Na manhã deste domingo, logo após a publicação da reportagem do Globo, o presidente Jair Bolsonaro se posicionou com relação à matéria. Não apenas isso, ele defendeu a indicação de parentes à cargos de confiança e voltou a reafirmar sua sua intenção de indicar Eduardo Bolsonaro para o cargo de embaixador brasileiro em Washington.
Bolsonaro disparou: “Que mania que todo parente de político não presta? Eu tenho um filho que está para ir para os Estados Unidos e foi elogiado pelo Trump. Vocês massacraram meu filho, a imprensa massacrou, (chamou de) fritador de hambúrguer”. O presidente esqueceu-se de quem chamou a si próprio de “fritador de hambúrguer” foi o próprio filho, como justificativa que já conhecia bem o país para o qual considera assumir à embaixada.
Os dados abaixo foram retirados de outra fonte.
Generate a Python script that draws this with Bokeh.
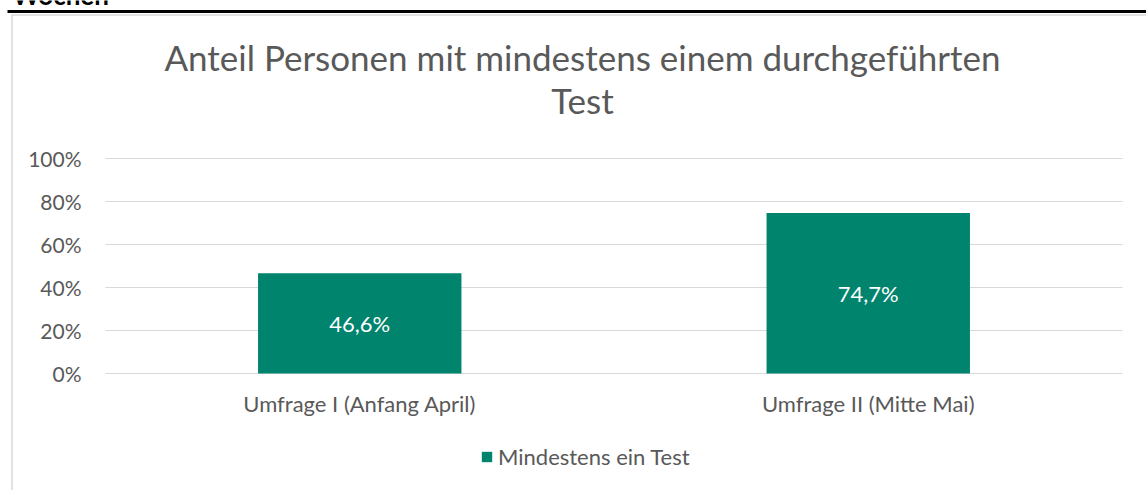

Após negar que tivesse colocado 102 parentes em cargos de confiança, os jornalistas que o entrevistavam o alertaram de que a reportagem trata de familiares de funcionários também, Bolsonaro assumiu que já empregou parentes sim mas penas antes do Supremo Tribunal Federal (STF) proibir tais nomeações. Porém, Bolsonaro foi alertado de que já empregou seus ex-sogros e não teve outro jeito de assumir e atacar os jornalistas: “Já botei parentes no passado, sim, antes da decisão de que nepotismo seria crime. Qual é o problema?”, rebateu.
“A imprensa diz muito que eu ainda estou no palanque. Eu devolvo: a imprensa ainda está na oposição. – afirmou. – Por muitas vezes não leio jornal nenhum para não começar o dia envenenado”, concluiu o presidente.